Miscellaneous

Guinea pig lays trail to Mailey masterpiece

In 1958 the great Australian leg-break and googly bowler, Arthur Mailey, published his memoirs, entitled 10 for 66 And All That

19-Nov-2007
In 1958 the great Australian legbreak and googly bowler, Arthur Mailey, published his memoirs, entitled 10 for 66 And All That. This was a reference not only to the immortal alternative view of English history by Walter Carruthers Sellar & Robert Julian Yeatman, but to his own finest day on a cricket field when, as a member of Warwick Armstrong`s 1921 side, he took all 10 Gloucestershire wickets at Cheltenham - for 66 runs.

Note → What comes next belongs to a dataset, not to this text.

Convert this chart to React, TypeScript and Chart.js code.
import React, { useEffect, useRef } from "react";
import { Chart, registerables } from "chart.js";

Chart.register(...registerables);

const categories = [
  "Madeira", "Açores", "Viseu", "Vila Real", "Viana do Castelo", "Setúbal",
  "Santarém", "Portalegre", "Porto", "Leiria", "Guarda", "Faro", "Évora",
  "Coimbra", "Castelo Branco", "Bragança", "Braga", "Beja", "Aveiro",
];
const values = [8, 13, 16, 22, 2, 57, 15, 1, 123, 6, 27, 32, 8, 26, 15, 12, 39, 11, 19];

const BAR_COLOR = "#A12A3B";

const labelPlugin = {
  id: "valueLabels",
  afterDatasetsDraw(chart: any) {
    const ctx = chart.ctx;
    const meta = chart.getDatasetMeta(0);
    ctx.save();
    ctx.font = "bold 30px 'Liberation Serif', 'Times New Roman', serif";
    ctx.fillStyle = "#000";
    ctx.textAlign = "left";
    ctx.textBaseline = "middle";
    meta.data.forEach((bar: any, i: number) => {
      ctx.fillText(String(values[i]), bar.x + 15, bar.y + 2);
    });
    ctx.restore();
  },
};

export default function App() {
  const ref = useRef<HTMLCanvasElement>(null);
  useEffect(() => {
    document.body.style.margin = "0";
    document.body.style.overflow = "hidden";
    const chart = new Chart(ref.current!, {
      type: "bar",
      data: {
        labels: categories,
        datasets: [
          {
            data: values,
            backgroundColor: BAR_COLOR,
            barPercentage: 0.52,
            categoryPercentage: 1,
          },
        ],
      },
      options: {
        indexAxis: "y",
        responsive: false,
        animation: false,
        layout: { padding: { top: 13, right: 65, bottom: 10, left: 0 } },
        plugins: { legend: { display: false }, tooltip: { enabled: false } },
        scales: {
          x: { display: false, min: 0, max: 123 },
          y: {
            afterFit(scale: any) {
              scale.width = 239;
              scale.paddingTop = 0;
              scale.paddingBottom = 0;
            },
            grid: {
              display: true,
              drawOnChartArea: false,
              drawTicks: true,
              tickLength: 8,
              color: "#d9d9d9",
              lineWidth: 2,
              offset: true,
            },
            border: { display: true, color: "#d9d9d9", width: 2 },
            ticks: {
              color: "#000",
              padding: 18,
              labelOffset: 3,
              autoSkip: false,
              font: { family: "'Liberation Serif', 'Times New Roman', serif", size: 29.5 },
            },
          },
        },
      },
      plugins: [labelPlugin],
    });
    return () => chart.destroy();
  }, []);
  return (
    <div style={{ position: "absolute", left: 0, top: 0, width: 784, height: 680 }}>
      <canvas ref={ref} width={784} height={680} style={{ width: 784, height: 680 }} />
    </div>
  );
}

Mailey (who died in 1967, aged 81) was as fine a writer as he was a bowler, and an outstanding artist whose cartoons and caricatures of his fellow players decorate the book. He began his book with a typically relaxed and unostentatious introduction:
"In Gloucestershire`s first innings Armstrong, going on early, took 2-53; Mailey, given the ball when the tail-enders batted, got away with 3-21. In the county`s second innings, Armstrong, after he had been belted to the extent of 0-54, threw the ball to Mailey saying rather sarcastically: `Here, you can have a go at the good batsmen now and I`ll have a crack at the tail-enders`. Result: 10 for 66 and all that - and all this."

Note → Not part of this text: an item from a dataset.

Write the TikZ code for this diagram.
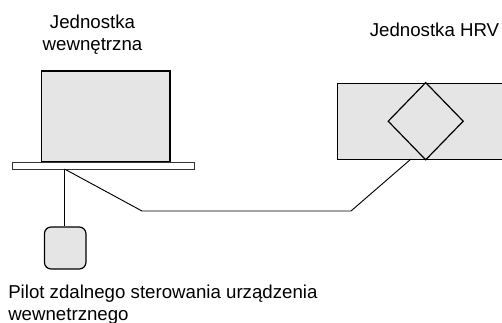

I thoroughly enjoyed re-reading Mailey`s book, which I had only intended to glance at to check out his story of how he dismissed his hero, Victor Trumper, (stumped) in a Sydney first-grade match before the First World War. Mailey was unknown; Trumper considered the greatest batsman the world had yet seen. When Trumper, having misread the youthful Mailey`s googly, walked past the bowler on his way back to the pavilion, he smiled, patted the back of his bat, and said: "It was too good for me." Arthur Mailey wrote that he felt no sense of triumph - he felt "like a boy who had killed a dove".
This poetic phrase came to mind when Heartaches CC were honoured with a match against J. Paul Getty`s XI at Wormsley recently. Amid the distinguished line-up representing Mr Getty was Chris Tavare, in ours my nephew Alexander Rice. The latter has developed into a fine seam bowler and is always referred to by his captain as "my nephew" when he plays, although were he to be 25 minutes late for a crucial Heartaches fixture, he would revert to being my brother Jonathan`s son, be heavily fined and dropped for the Harold Pinter game.
In a remarkable rerun of the Mailey-Trumper scenario, A. E. H. Rice eventually bowled C. J. Tavare with a ball that in his view swung away and then cut back. Alex said later that he "felt like a boy who had killed a guinea pig", which doesn`t quite have the literary resonance of Mailey`s words. Chris Tavare merely said he was glad he hadn`t inspired the christening of a tortoise.
What the former Kent and England batsman did not know was that he had been Alex`s hero throughout his formative years, even to the extent that Alex had named one of his two guinea pigs Tavare.
Thus, when I astutely tossed Alex the ball I was aware of the conflict of emotions that would be taking place within his youthful breast. In a remarkable rerun of the Mailey-Trumper scenario, A. E. H. Rice eventually bowled C. J. Tavare with a ball that in his view swung away and then cut back. Alex said later that he "felt like a boy who had killed a guinea pig", which doesn`t quite have the literary resonance of Mailey`s words. Chris Tavare merely said he was glad he hadn`t inspired the christening of a tortoise.
The naming of animals after cricketers has a long and grim tradition in my family. I well recall the tears shed in 1955 when Edrich and Loader were one morning found floating on the surface of the water in what had obviously been an inadequate bowl for two such lively tenants, and the tragic loss of almost the entire 1953 Oval team when 10 died after a mass escape from their cage exposed them to the mercy of the cat next door. Only Graveney survived the carnage.
Perhaps my biggest mistake in this area was the decision to designate Tyson as the handle for my boxer. Technically the name was not my choice as he and his brother, Bruno, were christened by his breeder, but I should have changed it. I kept it as a tribute to Frank, of Northamptonshire and England, but no one believes that, and as the pugilist Tyson`s reputation has suffered, so has that of the dog, who is too dim to adapt to a change in his twilight years.
But back to Mailey. How fortunate that my nephew`s unorthodox approach to the naming of guinea pigs brought me back to a book unread for 30 years. It is a quite outstanding work, of humour, history and perception, with first-hand reminiscence of major figures from Trumper to those still in action today, such as Jim Swanton and Richie Benaud. May some bright publisher reissue 10 for 66 And All That; failing that, beg, steal or borrow a copy. (I don`t lend my books to anyone.)